Counting all occurrences of a string within all files in a folder

You're close. To get a total count of all occurrences of "ha" within all .txt files in a folder:

grep -o "ha" *.txt | wc -l

From man grep:

-o, --only-matching
       Print only the matched (non-empty) parts of a matching line, with
       each such part on a separate output line.

This works because each match is printed on a separate line, thus allowing wc -l to count all of them.

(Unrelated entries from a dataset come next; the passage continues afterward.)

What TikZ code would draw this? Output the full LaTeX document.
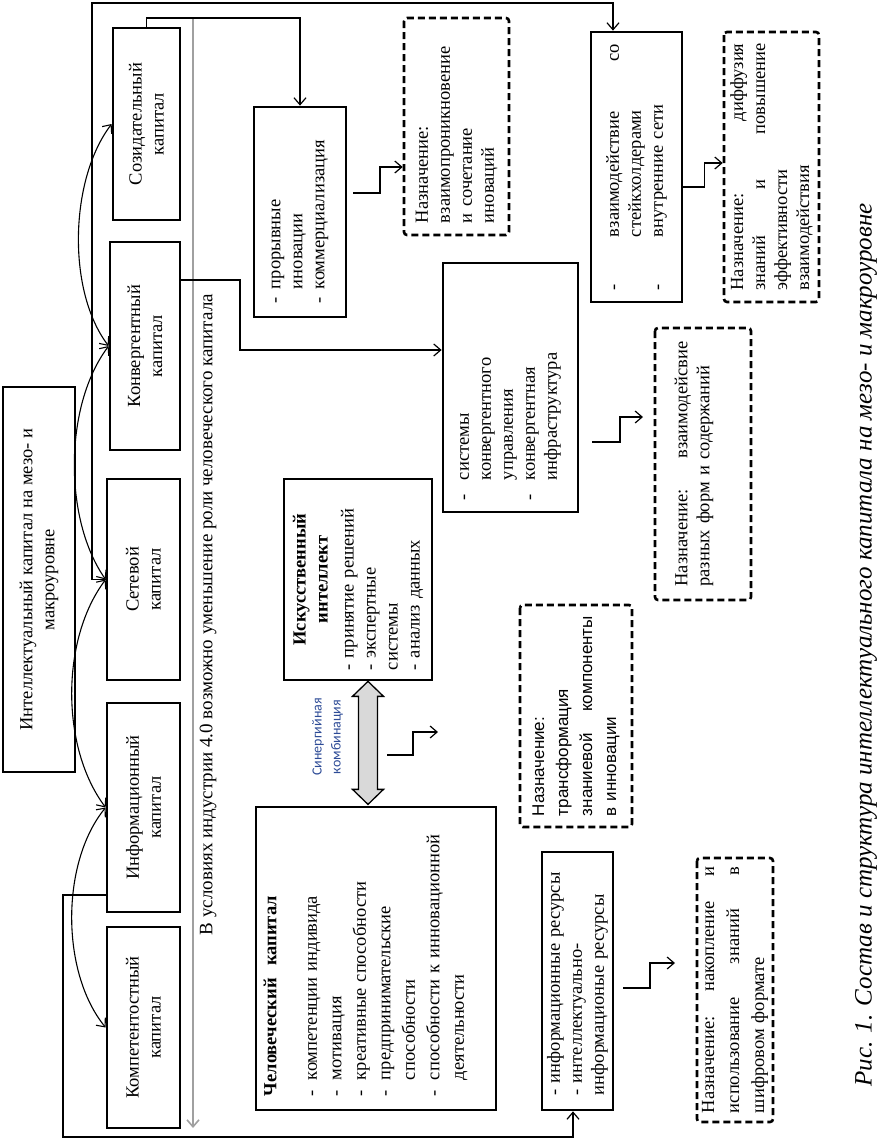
\documentclass[tikz,border=0pt]{standalone}
\usepackage{fontspec}
\setmainfont{Liberation Serif}
\newfontfamily\synfont{Carlito}
\newfontfamily\dsans{Liberation Sans}
\usetikzlibrary{arrows.meta}
\definecolor{synblue}{RGB}{45,75,150}
\definecolor{lgray}{RGB}{160,160,160}
\newcommand{\bfnt}{\fontsize{18.5}{22}\selectfont}
\newcommand{\itemdash}[1][14pt]{\makebox[#1][l]{-}}
\begin{document}
\begin{tikzpicture}[x=1pt,y=-1pt,
  box/.style={draw, line width=2.7pt, rotate=90, inner sep=0pt, align=center, font=\bfnt},
  dbox/.style={draw, line width=2.6pt, dash pattern=on 7pt off 4pt, rounded corners=3pt, rotate=90, inner sep=0pt, align=left, font=\bfnt},
  conn/.style={line width=1.2pt},
  arr/.style={line width=1.2pt, -{Straight Barb[length=7pt,width=12pt]}},
  curv/.style={line width=1.1pt, {Straight Barb[length=7pt,width=12pt]}-{Straight Barb[length=7pt,width=12pt]}},
]
\useasboundingbox (0,0) rectangle (879,1141);

% main and capital boxes
\node[box, minimum width=385pt, minimum height=72pt] (main) at (39,579.5) {Интеллектуальный капитал на мезо- и\\макроуровне};
\node[box, minimum width=192pt, minimum height=67pt] (sozid) at (146.5,124) {Созидательный\\капитал};
\node[box, minimum width=208pt, minimum height=70pt] (konv) at (145,346) {Конвергентный\\капитал};
\node[box, minimum width=201pt, minimum height=73pt] (setev) at (143.5,579.5) {Сетевой\\капитал};
\node[box, minimum width=209pt, minimum height=73pt] (inform) at (143.5,807.5) {Информационный\\капитал};
\node[box, minimum width=201pt, minimum height=73pt] (kompet) at (143.5,1027.5) {Компетентостный\\капитал};

% detail boxes
\node[box, align=left, text width=182pt, minimum width=210pt, minimum height=92pt] (proryv) at (300,212)
 {\itemdash прорывные\\\hspace*{14pt}иновации\\\itemdash коммерциализация};
\node[box, align=left, text width=225pt, minimum width=249pt, minimum height=135pt] (sist) at (510.5,387.5)
 {\itemdash[20pt]системы\\\hspace*{20pt}конвергентного\\\hspace*{20pt}управления\\\itemdash[20pt]конвергентная\\\hspace*{20pt}инфраструктура};
\node[box, align=left, text width=181pt, minimum width=201pt, minimum height=148pt] (ai) at (358,579.5)
 {\makebox[181pt]{\bfseries Искусственный}\\\makebox[181pt]{\bfseries интеллект}\\[4pt]\itemdash[12pt]принятие решений\\\itemdash[12pt]экспертные\\системы\\\itemdash[12pt]анализ данных};
\node[box, align=left, text width=275pt, minimum width=303pt, minimum height=240pt, font=\fontsize{18.5}{24.5}\selectfont] (human) at (376,958.5)
 {{\bfseries Человеческий\ \ капитал}\\[16pt]
  \itemdash[16pt]компетенции индивида\\\itemdash[16pt]мотивация\\\itemdash[16pt]креативные способности\\\itemdash[16pt]предпринимательские\\\hspace*{16pt}способности\\\itemdash[16pt]способности к инновационной\\\hspace*{16pt}деятельности\\\mbox{}};
\node[box, align=left, text width=228pt, minimum width=258pt, minimum height=71pt] (infres) at (577.5,981)
 {\itemdash[12pt]информационные ресурсы\\\itemdash[12pt]интеллектуально-\\информационые ресурсы};
\node[box, align=left, text width=246pt, minimum width=270pt, minimum height=91pt] (vzaim) at (636.5,167)
 {\itemdash[53pt]взаимодействие\hfill со\\\hspace*{53pt}стейкхолдерами\\\itemdash[53pt]внутренние сети};

% dashed boxes
\node[dbox, font=\dsans\fontsize{17}{24}\selectfont, text width=200pt, minimum width=222pt, minimum height=112pt] (d1) at (576,716)
 {Назначение:\\трансформация\\знаниевой\hfill компоненты\\в инновации};
\node[dbox, text width=193pt, minimum width=217pt, minimum height=105pt] (d2) at (456.5,126.5)
 {Назначение:\\взаимопроникновение\\и сочетание\\иноваций};
\node[dbox, text width=247pt, minimum width=270pt, minimum height=95pt] (d3) at (771.5,167)
 {Назначение:\hfill диффузия\\знаний\hfill и\hfill повышение\\эффективности\\взаимодействия};
\node[dbox, text width=245pt, minimum width=272pt, minimum height=96pt] (d4) at (703,464)
 {Назначение:\hfill взаимодейсвие\\разных форм и содержаний\\\mbox{}};
\node[dbox, text width=246pt, minimum width=264pt, minimum height=76pt, font=\fontsize{18.5}{25}\selectfont] (d5) at (735,990)
 {Назначение:\hfill накопление\hfill и\\использование\hfill знаний\hfill в\\шифровом формате};

% gray trend arrow with label
\coordinate (g1) at (193,18);
\coordinate (g2) at (193,1128);
\draw[line width=1.6pt, lgray, -{Straight Barb[length=7pt,width=12pt]}] (g1) -- (g2);
\node[rotate=90, font=\fontsize{19}{22}\selectfont, inner sep=0pt] (glab) at (208,614.5)
 {В условиях индустрии 4.0 возможно уменьшение роли человеческого капитала};

% synergy double arrow
\coordinate (a1) at ([xshift=10pt]ai.west);
\draw[line width=1.3pt, fill=gray!30] (a1) -- ++(15.5,15) -- ++(-6,0) -- ++(0,93) -- ++(6,0) -- ++(-15.5,15)
  -- ++(-15.5,-15) -- ++(6,0) -- ++(0,-93) -- ++(-6,0) -- cycle;
\node[rotate=90, font=\synfont\fontsize{14}{19}\selectfont, text=synblue, align=center, inner sep=0pt] (synlab) at (327.5,737)
 {Синергийная\\комбинация};

% curved arrows between capital boxes
\draw[curv] (sozid.north) .. controls +(-42,55) and +(-42,-55) .. (konv.north);
\draw[curv] (konv.north) .. controls +(-45,60) and +(-42,-60) .. (setev.north);
\draw[curv] (setev.north) .. controls +(-45,60) and +(-45,-60) .. (inform.north);
\draw[curv] (inform.north) .. controls +(-45,55) and +(-45,-55) .. (kompet.north);

% connectors from capitals to detail boxes
\coordinate (t1) at (300,18);
\draw[arr] (sozid.east) |- (t1) -- (proryv.east);
\coordinate (k2) at (240,300);
\draw[arr] ([yshift=66pt]konv.south) -| (k2) |- ([yshift=37.5pt]sist.north);
\coordinate (n1) at (92,3);
\draw[arr] (setev.north) -| (n1) -| ([xshift=-23.5pt]vzaim.east);
\coordinate (i1) at (63,1137);
\draw[arr] ([yshift=-87.5pt]inform.north) -| (i1) -| ([xshift=-4.5pt]infres.west);

% step arrows to purpose boxes
\coordinate (s1a) at (387,755); \coordinate (s1b) at (438,732);
\draw[arr] (s1a) -- ++(26,0) |- (s1b);
\coordinate (s2a) at (353,193);
\draw[arr] (s2a) -- ++(27,0) |- ([yshift=-40.5pt]d2.north);
\draw[arr] ([yshift=-20pt]vzaim.south) -- ++(21,0) |- ([yshift=4pt]d3.north);
\coordinate (s4a) at (592,442); \coordinate (s4b) at (643,417);
\draw[arr] (s4a) -- ++(28,0) |- (s4b);
\coordinate (s5a) at (623,988); \coordinate (s5b) at (675,963);
\draw[arr] (s5a) -- ++(27,0) |- (s5b);

% caption
\node[rotate=90, font=\itshape\fontsize{25}{29}\selectfont, inner sep=0pt] (cap) at (866,645)
 {Рис. 1. Состав и структура интеллектуального капитала на мезо- и макроуровне};
\end{tikzpicture}
\end{document}
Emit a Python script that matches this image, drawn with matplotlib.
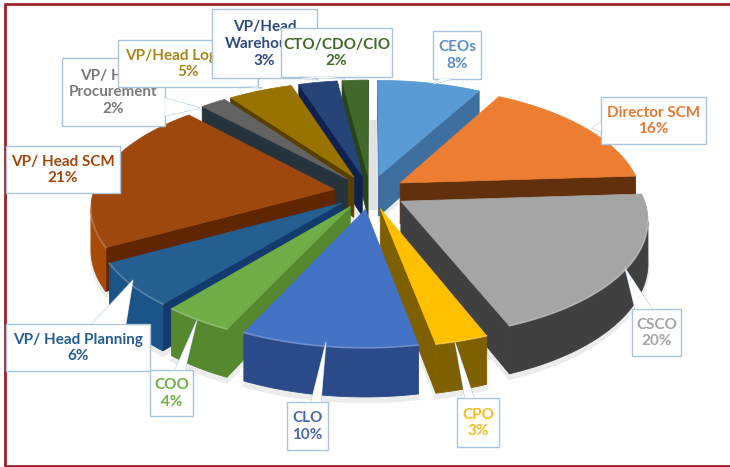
import matplotlib
matplotlib.use("Agg")
import matplotlib.pyplot as plt
import numpy as np
from matplotlib.patches import Polygon, Rectangle

etiquetas = ["CEOs", "Director SCM", "CSCO", "CPO", "CLO", "COO", "VP/ Head Planning",
             "VP/ Head SCM", "VP/ Head\nProcurement", "VP/Head Logistics",
             "VP/Head\nWarehouse", "CTO/CDO/CIO"]
valores = [8, 16, 20, 3, 10, 4, 6, 21, 2, 5, 3, 2]

color_cara = ["#5b9bd5", "#ed7d31", "#a5a5a5", "#ffc000", "#4472c4", "#70ad47",
              "#255e91", "#9e480e", "#636363", "#997300", "#264478", "#43682b"]
color_borde = ["#41719c", "#a04f17", "#404040", "#7f6000", "#2a4a8a", "#55882f",
               "#1a5488", "#a84a08", "#3c3c3c", "#7f6000", "#1b3163", "#33511f"]
color_corte = ["#3f6f9f", "#63300d", "#404040", "#7f6000", "#2a4a8a", "#55882f",
               "#123a6c", "#5f2600", "#26323c", "#5a4000", "#10204f", "#28451a"]
color_texto = ["#5b8fc5", "#e07b35", "#a5a5a5", "#f5bd1f", "#4a66ad", "#70ad47",
               "#255e91", "#9e480e", "#7a7a7a", "#a8861c", "#2f4a80", "#43682b"]

# caja de cada etiqueta: x, y, ancho, alto (pixeles de la imagen)
cajas = [(433, 31, 48, 48), (601, 97, 105, 47), (632, 309, 49, 47), (457, 398, 42, 49),
         (287, 402, 41, 48), (150, 370, 43, 46), (6, 324, 144, 47), (6, 146, 114, 47),
         (62, 58, 103, 68), (118, 40, 140, 47), (212, 9, 105, 69), (281, 28, 111, 49)]
# punta de cada globo y base sobre la caja
puntas = [((433, 84), (440, 79), (452, 79)), ((592, 128), (601, 122), (601, 132)),
          ((625, 268), (635, 309), (652, 309)), ((455, 342), (465, 398), (474, 398)),
          ((326, 342), (311, 402), (321, 402)), ((197, 320), (175, 370), (185, 370)),
          ((133, 280), (92, 324), (126, 324)), None,
          ((200, 108), (165, 98), (165, 116)), ((262, 88), (248, 87), (256, 87)),
          ((318, 80), (300, 78), (312, 78)), ((345, 79), (300, 77), (330, 77))]
orden_cajas = [7, 8, 9, 10, 11, 0, 1, 2, 3, 4, 5, 6]

# geometria de la torta en perspectiva
cx, cy = 370, 192
rx, ry = 241, 113.4
k = 0.143
sep = 0.15
alto = 41


def proyectar(x, v, z=0.0):
    # x a la derecha, v hacia el frente, z hacia abajo
    s = 1 / (1 - k * v)
    return cx + rx * x * s, cy + ry * v * s + alto * z * s


def area(p):
    x, y = np.array(p).T
    return 0.5 * np.sum(x * np.roll(y, -1) - np.roll(x, -1) * y)


def contorno(a0, a1):
    medio = (a0 + a1) / 2
    ox, ov = sep * np.sin(medio), -sep * np.cos(medio)
    th = np.linspace(a0, a1, 60)
    xs = np.concatenate([[ox], ox + np.sin(th)])
    vs = np.concatenate([[ov], ov - np.cos(th)])
    return xs, vs


def dibujar_sombra(ax, a0, a1):
    xs, vs = contorno(a0, a1)
    p = [proyectar(x, v, 1.1) for x, v in zip(xs, vs)]
    ax.add_patch(Polygon(p, closed=True, facecolor="#ececec", edgecolor="#ececec", linewidth=2))


def dibujar_porcion(ax, a0, a1, cara, borde, corte):
    xs, vs = contorno(a0, a1)
    n = len(xs)
    sup = [proyectar(xs[i], vs[i]) for i in range(n)]
    signo = np.sign(area(sup))

    # lados del corte, solo los que miran al frente
    for i, j in [(0, 1), (n - 1, 0)]:
        quad = [proyectar(xs[i], vs[i]), proyectar(xs[j], vs[j]),
                proyectar(xs[j], vs[j], 1), proyectar(xs[i], vs[i], 1)]
        if np.sign(area(quad)) != signo:
            ax.add_patch(Polygon(quad, closed=True, facecolor=corte, edgecolor=corte,
                                 linewidth=0.6))

    # borde curvo: se juntan los tramos visibles en un solo poligono
    tramo = []
    for i in range(1, n - 1):
        quad = [proyectar(xs[i], vs[i]), proyectar(xs[i + 1], vs[i + 1]),
                proyectar(xs[i + 1], vs[i + 1], 1), proyectar(xs[i], vs[i], 1)]
        if np.sign(area(quad)) != signo:
            tramo.append(i)
    if tramo:
        ids = tramo + [tramo[-1] + 1]
        arriba = [proyectar(xs[i], vs[i]) for i in ids]
        abajo = [proyectar(xs[i], vs[i], 1) for i in ids[::-1]]
        ax.add_patch(Polygon(arriba + abajo, closed=True, facecolor=borde, edgecolor=borde,
                             linewidth=0.6))

    ax.add_patch(Polygon(sup, closed=True, facecolor=cara, edgecolor=cara, linewidth=0.5))

    # brillo sobre el canto frontal
    if tramo:
        bx, by = zip(*[proyectar(xs[i], vs[i]) for i in ids])
        ax.plot(bx, by, color="white", alpha=0.22, linewidth=1.3)


fig = plt.figure(figsize=(7.3, 4.67), dpi=100)
ax = fig.add_axes([0, 0, 1, 1])
ax.set_xlim(0, 730)
ax.set_ylim(467, 0)
ax.axis("off")

# marco rojo oscuro
ax.plot([5, 5], [4, 466], color="#982428", linewidth=2, solid_capstyle="butt")
ax.plot([4, 730], [4, 4], color="#982428", linewidth=2, solid_capstyle="butt")
ax.plot([4, 730], [466, 466], color="#982428", linewidth=2, solid_capstyle="butt")

# franja gris clara detras de la torta
ax.add_patch(Rectangle((369, 120), 11, 90, facecolor="#e2e2e2", edgecolor="none"))

fin = np.cumsum(valores) / np.sum(valores) * 2 * np.pi
ini = np.concatenate([[0], fin[:-1]])
medios = (ini + fin) / 2

for i in range(len(valores)):
    dibujar_sombra(ax, ini[i], fin[i])

# de atras hacia adelante
for i in np.argsort(-np.cos(medios)):
    dibujar_porcion(ax, ini[i], fin[i], color_cara[i], color_borde[i], color_corte[i])

# etiquetas con su globo
for n, i in enumerate(orden_cajas):
    x, y, w, h = cajas[i]
    z = 10 + n
    ax.add_patch(Rectangle((x, y), w, h, facecolor="white", edgecolor="#a9c4dc",
                           linewidth=1, zorder=z))
    if puntas[i] is not None:
        tip, b0, b1 = puntas[i]
        ax.plot([b0[0], tip[0], b1[0]], [b0[1], tip[1], b1[1]], color="#a9c4dc",
                linewidth=0.7, zorder=z + 0.05)
        ax.add_patch(Polygon(puntas[i], closed=True, facecolor="white", edgecolor="none",
                             zorder=z + 0.1))
    ax.text(x + w / 2, y + h / 2 + 0.5, f"{etiquetas[i]}\n{valores[i]}%", ha="center",
            va="center", color=color_texto[i], fontsize=11, fontweight="bold",
            family="Lato", linespacing=1.25, zorder=z + 0.2)

plt.savefig("out.png", dpi=100)
plt.close()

By default, however, grep only finds the first occurrence on a line and outputs the whole line. Likewise, option -c only finds the first occurrence in all lines, then outputs how many lines had 1 (or more) matches.

EDIT:

Here is a way to print the total number of occurrences within each individual file (with filenames):

find *.txt -printf 'echo "$(grep -o "ha" %p | wc -l) %p";' | sh

#Example output
3 file1.txt
1 file2.txt

Explanation:

find *.txt - finds .txt files

-printf - prints everything between the single-quotes (formatted) to standard output, replacing occurrences of %p with find's output (file names)

$(grep -o "ha" %p | wc -l) - works as above

| sh - the output from -printf (which are commands) are piped to a shell and executed

Note that printf is invoked once per filename.


Instead of using grep, try use ag -c ha SilverSearcher:

1.txt:3
2.txt:1

It is more faster! If you are using ubuntu, you can install package silversearcher-ag.